—Jordan, Berea, Kentucky
The humorous answer: “The best approaches are very careful ones.” Although I like to say that we don’t bite—at least I haven’t bitten a student yet—I do think that knowing how to approach a teacher and what to say (and not say) are great ways to make the most of your encounter.
Tips for success
Take it outside
Many of us teachers love the stage of our classrooms, but with so many students, it’s sometimes hard to give each person the individual attention they might need. Because of this, we actually love when our students stop by and see us (at a pre-arranged time, preferably). If you want to get the attention you need and deserve, ask to speak with your teachers outside of class, where they can give you undivided attention.
If the purpose of the meeting is to get back on track or recover from a failing grade, I recommend that you not confess your sins. Keep the conversation focused on getting your grades back on track. Teachers don’t want to think that their class isn’t your most important one—even if that’s true. They also don’t like hearing that you don’t like the subject (that they may have spent years studying) or that you don’t think their class (that they spend hours and hours preparing for) is useful.

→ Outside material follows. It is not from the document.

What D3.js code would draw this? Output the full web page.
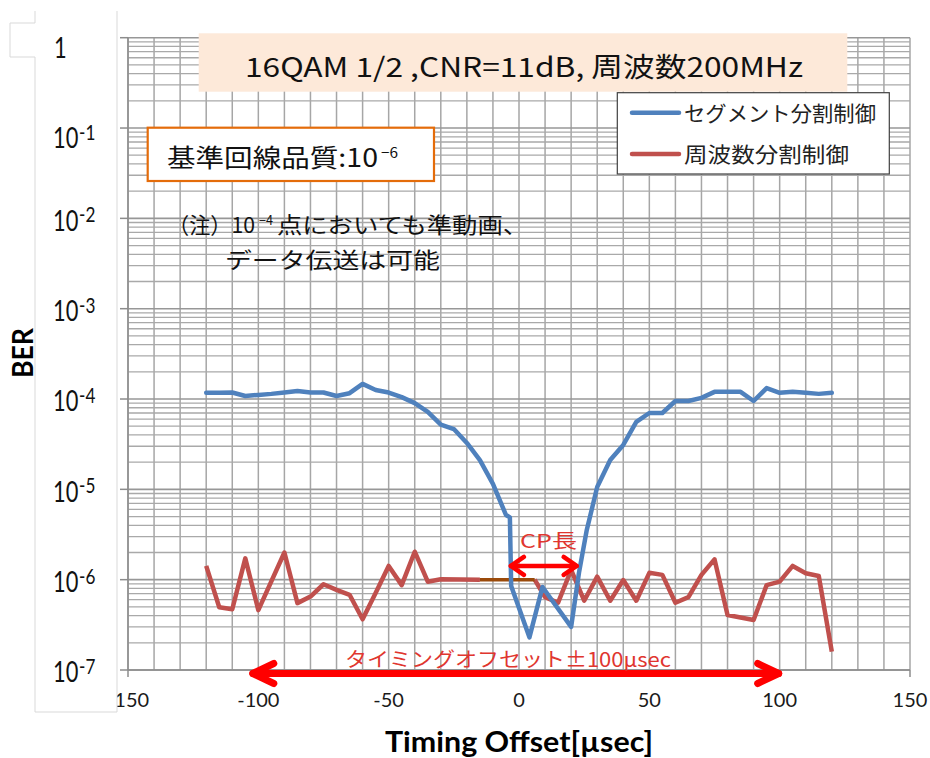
<!DOCTYPE html>
<html><head><meta charset="utf-8">
<script src="https://cdn.jsdelivr.net/npm/d3@7/dist/d3.min.js"></script>
<style>body{margin:0;background:#fff}svg{display:block}</style>
</head><body>
<svg id="c" width="930" height="758"></svg>
<script>
// ---------- data ----------
const segX = [-120,-115,-110,-105,-100,-95,-90,-85,-80,-75,-70,-65,-60,-55,-50,-45,-40,-35,-30,-25,-20,-15,-10,-5,-3.5,-3,4,9,20,23,26,30,35,40,45,50,55,60,65,70,75,80,85,90,95,100,105,110,115,120];
const segBER = [1.17e-4,1.17e-4,1.18e-4,1.08e-4,1.11e-4,1.14e-4,1.18e-4,1.23e-4,1.18e-4,1.18e-4,1.08e-4,1.16e-4,1.47e-4,1.26e-4,1.18e-4,1.05e-4,9.0e-5,7.2e-5,5.2e-5,4.65e-5,3.26e-5,2.11e-5,1.15e-5,5.2e-6,4.9e-6,8.5e-7,2.3e-7,8.3e-7,3.0e-7,1.19e-6,3.55e-6,1.06e-5,2.11e-5,3.1e-5,5.57e-5,7.0e-5,7.0e-5,9.5e-5,9.5e-5,1.03e-4,1.2e-4,1.2e-4,1.2e-4,9.5e-5,1.32e-4,1.17e-4,1.2e-4,1.17e-4,1.14e-4,1.17e-4];
const freqX = [-120,-115,-110,-105,-100,-90,-85,-80,-75,-70,-65,-60,-55,-50,-45,-40,-35,-30,-15,0,6,10,15,20,25,30,35,40,45,50,55,60,65,70,75,80,90,95,100,105,110,115,120];
const freqBER = [1.42e-6,4.95e-7,4.7e-7,1.72e-6,4.6e-7,2.0e-6,5.5e-7,6.5e-7,8.9e-7,7.7e-7,6.8e-7,3.64e-7,7.1e-7,1.42e-6,8.7e-7,2.04e-6,9.5e-7,1.01e-6,1.0e-6,null,1.0e-6,6.4e-7,5.56e-7,1.28e-6,5.85e-7,1.08e-6,5.85e-7,9.9e-7,5.85e-7,1.19e-6,1.13e-6,5.56e-7,6.4e-7,1.13e-6,1.68e-6,4.06e-7,3.58e-7,8.7e-7,9.5e-7,1.42e-6,1.18e-6,1.10e-6,1.6e-7];
const seriesNames = ["セグメント分割制御","周波数分割制御"];
const xTicks = [-150,-100,-50,0,50,100,150];
const yExps = [0,-1,-2,-3,-4,-5,-6,-7];
const cpRange = [-3.5, 22.5];      // CP長 arrow (µs)
const cpLevel = 1.42e-6;
const offsetRange = [-102.5, 100]; // タイミングオフセット±100µsec arrow
const titleText = "16QAM 1/2 ,CNR=11dB, 周波数200MHz";
const refText = "基準回線品質:10";
const noteLine1a = "（注）10";
const noteLine1b = "点においても準動画、";
const noteLine2 = "データ伝送は可能";
const xTitle = "Timing Offset[µsec]";
const yTitle = "BER";

// ---------- setup ----------
const svg = d3.select("#c");
const L = 128, R = 910, T = 37.7, B = 670;
const x = d3.scaleLinear().domain([-150,150]).range([L,R]);
const y = d3.scaleLog().domain([1e-7,1]).range([B,T]);
const CJK = "'Noto Sans CJK JP','Noto Sans',sans-serif";
const LAT = "Lato,'Open Sans',sans-serif";
const BLUE = "#4f81bd", RED = "#c0504d";

// grid
const g = svg.append("g");
d3.range(-150,151,10).forEach(v=>{
  g.append("line").attr("x1",x(v)).attr("x2",x(v)).attr("y1",T).attr("y2",B)
   .attr("stroke","#a6a6a6").attr("stroke-width",1.5);
});
yExps.forEach(e=>{
  if (e>-7) d3.range(2,10).forEach(m=>{
    const v = m*Math.pow(10,e-1);
    g.append("line").attr("x1",L).attr("x2",R).attr("y1",y(v)).attr("y2",y(v))
     .attr("stroke","#a9a9a9").attr("stroke-width",1.3);
  });
  const v = Math.pow(10,e);
  g.append("line").attr("x1",L).attr("x2",R).attr("y1",y(v)).attr("y2",y(v))
   .attr("stroke","#979797").attr("stroke-width",1.6);
});
// axes lines and ticks
g.append("line").attr("x1",L).attr("x2",L).attr("y1",T).attr("y2",B).attr("stroke","#8c8c8c").attr("stroke-width",1.5);
g.append("line").attr("x1",L).attr("x2",R).attr("y1",B).attr("y2",B).attr("stroke","#8c8c8c").attr("stroke-width",1.5);
yExps.forEach(e=>{
  g.append("line").attr("x1",L-8).attr("x2",L).attr("y1",y(Math.pow(10,e))).attr("y2",y(Math.pow(10,e))).attr("stroke","#8c8c8c").attr("stroke-width",1.5);
});
xTicks.forEach(v=>{
  g.append("line").attr("x1",x(v)).attr("x2",x(v)).attr("y1",B).attr("y2",B+7).attr("stroke","#8c8c8c").attr("stroke-width",1.5);
});

// x tick labels
xTicks.forEach(v=>{
  svg.append("text").attr("x",x(v)).attr("y",707).attr("text-anchor","middle")
    .attr("font-family",LAT).attr("font-size",20).attr("fill","#1a1a1a").text(v);
});

// left white panel (covers minus of -150)
svg.append("path").attr("d","M35,11V23H10V57H35V712H117V11Z").attr("fill","#fff").attr("stroke","none");
svg.append("path").attr("d","M35,11V23H10V57H35V712H117V11").attr("fill","none").attr("stroke","#d9d9d9").attr("stroke-width",1);

// y labels (one text element each, exponent as tspan)
yExps.forEach(e=>{
  const cy = y(Math.pow(10,e)) + (e>=-1 ? 10 : 2);
  const t = svg.append("text").attr("transform",`translate(${e===0?54:53},${cy+10.3}) scale(0.78,1)`)
    .attr("font-family",LAT).attr("fill","#111");
  if (e===0) {
    t.append("tspan").attr("font-size",28).text("1");
  } else {
    t.append("tspan").attr("font-size",28).text("10");
    t.append("tspan").attr("font-size",22).attr("dy",-8.3).attr("dx",1).text(String(e));
  }
});

// axis titles
svg.append("text").attr("transform","translate(33,353) rotate(-90)").attr("text-anchor","middle")
  .attr("font-family",LAT).attr("font-weight","bold").attr("font-size",29)
  .attr("textLength",50).attr("lengthAdjust","spacingAndGlyphs").attr("fill","#000").text(yTitle);
svg.append("text").attr("x",385).attr("y",752).attr("font-family",LAT).attr("font-weight","bold").attr("font-size",28)
  .attr("textLength",268).attr("lengthAdjust","spacingAndGlyphs").attr("fill","#000").text(xTitle);

// ---------- series ----------
const segData = segX.map((v,i)=>({x:v,y:segBER[i]}));
const freqData = freqX.map((v,i)=>({x:v,y:freqBER[i]}));
const line = d3.line().defined(d=>d.y!=null).x(d=>x(d.x)).y(d=>y(d.y));

// brown connector across the gap of the frequency series
const gi = freqData.findIndex(d=>d.y==null);
const gapSeg = [freqData[gi-1], freqData[gi+1]];

svg.append("path").datum(freqData).attr("d",line).attr("fill","none").attr("stroke",RED)
  .attr("stroke-width",4.5).attr("stroke-linejoin","round").attr("stroke-linecap","butt");
svg.append("path").datum(gapSeg).attr("d",line).attr("fill","none").attr("stroke","#9a4a0a")
  .attr("stroke-width",3.5);
svg.append("path").datum(segData).attr("d",line).attr("fill","none").attr("stroke",BLUE)
  .attr("stroke-width",4.5).attr("stroke-linejoin","round").attr("stroke-linecap","round");

// ---------- annotations ----------
function dblArrow(x1,x2,yy,w,arm,spread,color){
  const a = svg.append("g").attr("fill","none").attr("stroke",color).attr("stroke-width",w)
    .attr("stroke-linecap","round").attr("stroke-linejoin","round");
  a.append("line").attr("x1",x1+1).attr("x2",x2-1).attr("y1",yy).attr("y2",yy);
  a.append("path").attr("d",`M${x1+arm},${yy-spread}L${x1+1},${yy}L${x1+arm},${yy+spread}`);
  a.append("path").attr("d",`M${x2-arm},${yy-spread}L${x2-1},${yy}L${x2-arm},${yy+spread}`);
}
dblArrow(x(cpRange[0]), x(cpRange[1]), y(cpLevel), 4.5, 14, 9, "#ff0000");
svg.append("text").attr("x",520).attr("y",548).attr("font-family",CJK).attr("font-size",19)
  .attr("textLength",57).attr("lengthAdjust","spacingAndGlyphs").attr("fill","#e0362f").text("CP長");

dblArrow(x(offsetRange[0]), x(offsetRange[1]), B+3.5, 7, 22, 10, "#ff0000");
svg.append("text").attr("x",345).attr("y",667).attr("font-family",CJK).attr("font-size",20)
  .attr("textLength",326).attr("lengthAdjust","spacingAndGlyphs").attr("fill","#e0362f").text("タイミングオフセット±100μsec");

// title box
svg.append("rect").attr("x",198.7).attr("y",33.3).attr("width",648.6).attr("height",58.4).attr("fill","#fde9d9");
svg.append("text").attr("x",245).attr("y",77).attr("font-family",CJK).attr("font-size",27)
  .attr("textLength",558).attr("lengthAdjust","spacingAndGlyphs").attr("fill","#111").text(titleText);

// legend
svg.append("rect").attr("x",617.3).attr("y",92.7).attr("width",272).attr("height",81.3)
  .attr("fill","#fff").attr("stroke","#404040").attr("stroke-width",1.2);
[[BLUE,112.7,192],[RED,154,165]].forEach(([c,yy,tl],i)=>{
  svg.append("line").attr("x1",632).attr("x2",679).attr("y1",yy).attr("y2",yy)
    .attr("stroke",c).attr("stroke-width",4.5).attr("stroke-linecap","round");
  svg.append("text").attr("x",684).attr("y",yy+8).attr("font-family",CJK).attr("font-size",21)
    .attr("textLength",tl).attr("lengthAdjust","spacingAndGlyphs").attr("fill","#222").text(seriesNames[i]);
});

// reference quality box
svg.append("rect").attr("x",147.7).attr("y",127.7).attr("width",286.3).attr("height",53.3)
  .attr("fill","#fff").attr("stroke","#e46c0a").attr("stroke-width",2.2);
svg.append("text").attr("x",167).attr("y",167).attr("font-family",CJK).attr("font-size",25)
  .attr("textLength",211).attr("lengthAdjust","spacingAndGlyphs").attr("fill","#111").text(refText);
svg.append("text").attr("x",381).attr("y",158).attr("font-family",CJK).attr("font-size",14)
  .attr("textLength",17).attr("lengthAdjust","spacingAndGlyphs").attr("fill","#111").text("−6");

// note
svg.append("text").attr("x",168).attr("y",233).attr("font-family",CJK).attr("font-size",22)
  .attr("textLength",87).attr("lengthAdjust","spacingAndGlyphs").attr("fill","#111").text(noteLine1a);
svg.append("text").attr("x",259).attr("y",225).attr("font-family",CJK).attr("font-size",13)
  .attr("textLength",14).attr("lengthAdjust","spacingAndGlyphs").attr("fill","#111").text("−4");
svg.append("text").attr("x",277).attr("y",233).attr("font-family",CJK).attr("font-size",22)
  .attr("textLength",251).attr("lengthAdjust","spacingAndGlyphs").attr("fill","#111").text(noteLine1b);
svg.append("text").attr("x",225).attr("y",268).attr("font-family",CJK).attr("font-size",22)
  .attr("textLength",215).attr("lengthAdjust","spacingAndGlyphs").attr("fill","#111").text(noteLine2);
</script>
</body></html>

Teachers, for the most part, really like their students and like them even more when they know something about them. Don’t feel like you have to impress them with your grasp of your intricate knowledge of the Civil War. You also don’t have to speak and act formally as if you’re meeting the president. Manners are always appreciated, but you’ll get more out of it if you feel comfortable and can be yourself.
Show appreciation for the extra one-on-one time. A “thank you” when you leave, a handshake of appreciation, or a brief email expressing your gratitude are, unfortunately, rare. But if a teacher feels you valued their time, they’re going to be more than happy to help you again soon.